Adobe, FedEx Kinko’s Pact Creates Firestorm —Michelson
ONE MIGHT well have thought the dangerous wildfires that ravaged parts of California and other Western states this summer also engulfed Adobe Systems’ headquarters in San Jose. They did not. But Adobe CEO Bruce Chizen should have donned his fire protection gear anyway, especially after landing in the hot seat following his software company’s June 6 pact with FedEx Kinko’s. The two companies collaborated to incorporate a “send to FedEx Kinko’s” button within Adobe Reader 8.1 and Adobe Acrobat 8.1 software—making it appear to many in the industry that Adobe is endorsing one print provider. The move has incensed independent and franchise commercial and quick printers, in-plants, as well as the associations that serve them.

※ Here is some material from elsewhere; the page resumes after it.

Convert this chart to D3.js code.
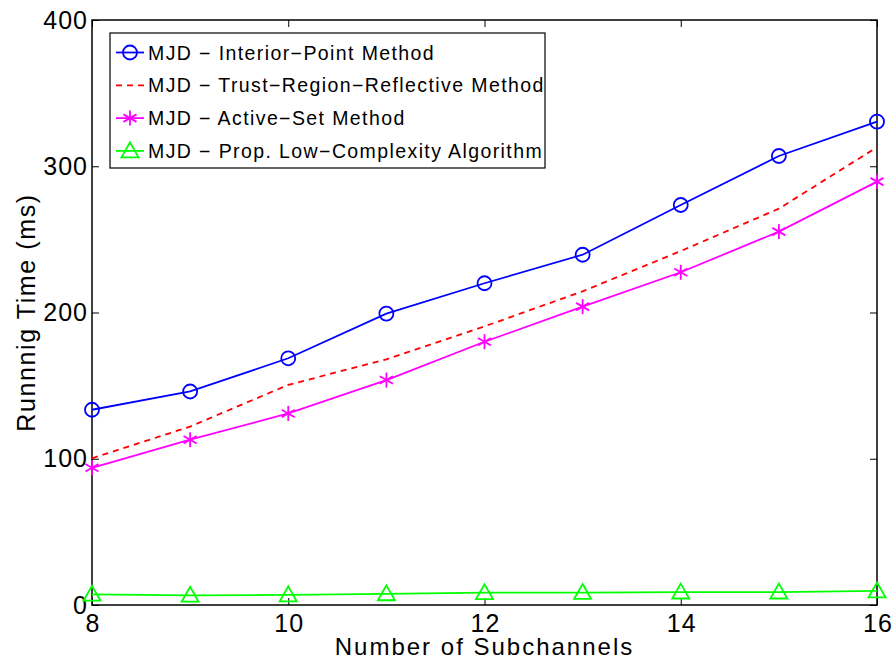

In fact, the uproar has been deafening. This “business move insults industry loyalty” and “we felt terribly betrayed,” wrote the PIA/GATF, pointing to the negative feedback it received from its 12,000 member companies. The agreement “comes at the expense of many other printers...who have played such a pivotal role in establishing Adobe as the defacto standard among end users for reading documents and printing file submission,” chimed the NAPL and NAQP in a similar letter to Chizen. Even 81 percent of print buyers responding to a Print Buyers Online.com (PBO) quick poll were opposed. As PBO’s Suzanne Morgan points out in her blog on www.piworld.com, “I’m surprised that one or both companies didn’t do test marketing or focus groups to understand the possible impact on their customers and brands...They need to step up to the plate and engage their customers at this critical time.”
In response, Adobe went into damage control mode by doing just that. On July 17, Chizen met with more than two dozen industry executives in person and by phone. To his credit, he was frank in admitting his company’s misstep, but Chizen would not reveal the terms of the FedEx Kinko’s contract nor would he commit to immediately severing the agreement between the two companies.

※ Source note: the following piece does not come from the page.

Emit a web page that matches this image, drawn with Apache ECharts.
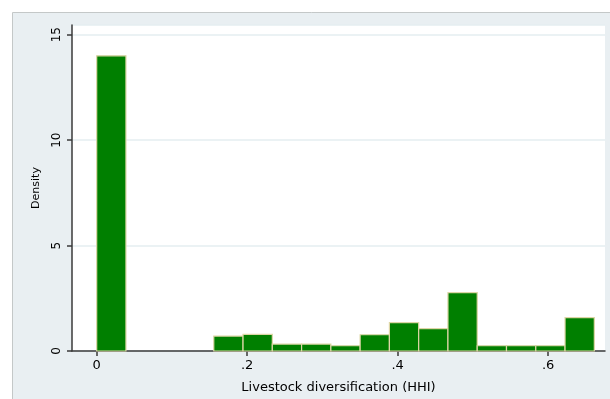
<!DOCTYPE html>
<html>
<head>
<meta charset="utf-8">
<script src="https://cdn.jsdelivr.net/npm/echarts@6/dist/echarts.min.js"></script>
<style>
html,body{margin:0;padding:0;background:#fff;}
#c{width:610px;height:399px;}
</style>
</head>
<body>
<div id="c"></div>
<script>
// Histogram bins (left edges) and density heights
var binLefts = [0, 0.0389, 0.0778, 0.1167, 0.1556, 0.1945, 0.2334, 0.2723, 0.3112, 0.3501, 0.3890, 0.4279, 0.4668, 0.5057, 0.5446, 0.5835, 0.6224];
var binWidth = 0.0389;
var densities = [14.0, 0, 0, 0, 0.71, 0.79, 0.33, 0.33, 0.25, 0.77, 1.35, 1.06, 2.77, 0.25, 0.25, 0.25, 1.58];
var xTicks = [0, 0.2, 0.4, 0.6];
var xTickLabels = ['0', '.2', '.4', '.6'];

var data = [];
for (var i = 0; i < binLefts.length; i++) {
  if (densities[i] > 0) data.push([binLefts[i], binLefts[i] + binWidth, densities[i]]);
}

var chart = echarts.init(document.getElementById('c'), null, {renderer: 'canvas'});
var font = 'DejaVu Sans, sans-serif';
chart.setOption({
  animation: false,
  backgroundColor: '#ffffff',
  graphic: [{
    type: 'rect', silent: true, z: -10,
    shape: {x: 12.5, y: 12.5, width: 620, height: 420},
    style: {fill: '#e9eff2', stroke: '#c4c8c8', lineWidth: 1}
  }],
  grid: {
    left: 72, right: 5, top: 25, bottom: 46,
    show: true, backgroundColor: '#ffffff', borderWidth: 0
  },
  xAxis: {
    type: 'value',
    min: -0.0328, max: 0.6755,
    name: 'Livestock diversification (HHI)',
    nameLocation: 'middle', nameGap: 30,
    nameTextStyle: {color: '#000', fontFamily: font, fontSize: 13},
    axisLine: {show: true, onZero: false, lineStyle: {color: '#3a3a3a', width: 1.5}},
    axisTick: {show: true, length: 5, customValues: xTicks, lineStyle: {color: '#3a3a3a', width: 1.5}},
    axisLabel: {
      show: true, margin: 8, customValues: xTicks, color: '#000', fontFamily: font, fontSize: 13,
      formatter: function (v) {
        for (var k = 0; k < xTicks.length; k++) if (Math.abs(v - xTicks[k]) < 1e-9) return xTickLabels[k];
        return '';
      }
    },
    splitLine: {show: false}
  },
  yAxis: {
    type: 'value',
    min: 0, max: 15.46, interval: 5,
    name: 'Density',
    nameLocation: 'middle', nameGap: 30,
    nameTextStyle: {color: '#000', fontFamily: font, fontSize: 11},
    axisLine: {show: true, onZero: false, lineStyle: {color: '#3a3a3a', width: 1.5}},
    axisTick: {show: true, length: 5, lineStyle: {color: '#3a3a3a', width: 1.5}},
    axisLabel: {show: true, rotate: 90, margin: 9, color: '#000', fontFamily: font, fontSize: 12},
    splitLine: {show: true, lineStyle: {color: '#e4eef1', width: 1.5}}
  },
  series: [{
    type: 'custom',
    data: data,
    encode: {x: [0, 1], y: 2},
    renderItem: function (params, api) {
      var p0 = api.coord([api.value(0), api.value(2)]);
      var p1 = api.coord([api.value(1), 0]);
      return {
        type: 'rect',
        shape: {x: p0[0], y: p0[1], width: p1[0] - p0[0], height: p1[1] - p0[1]},
        style: {fill: '#007f00', stroke: '#ddd6a6', lineWidth: 1.2}
      };
    }
  }]
});
</script>
</body>
</html>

“You are (also) in a contract with us,” responded one association executive. “Contracts can be broken. That’s something your attorneys may not understand, but your marketing people sure do.” The advisory group also balked when Chizen floated the idea of Adobe giving other printers branded plug-ins to distribute to their clients. In addition, Adobe execs noted there are technical instructions on how to remove the button on the company’s Website.
The bottom line: Adobe made a mistake by including the “send to FedEx Kinko’s” button in 8.1 versions of Adobe Acrobat and Reader. Hopefully, management now realizes it should have been developed as a branded plug-in for FedEx Kinko’s to distribute to its own customer base, rather than as a standard software feature distributed by Adobe to all users of Adobe Acrobat and Reader 8.1.
Adobe promised to issue a formal response to this controversial matter by August 1, too late for the outcome to be reported here. Either way, if the software developer doesn’t douse the flames by either breaking its contract with FedEx Kinko’s—even if it means suffering whatever financial penalties may be written into the contract for an early termination—or by making non-branded, 8.2 versions of the two software programs available, an industry firestorm of opposition will surely burn out of control.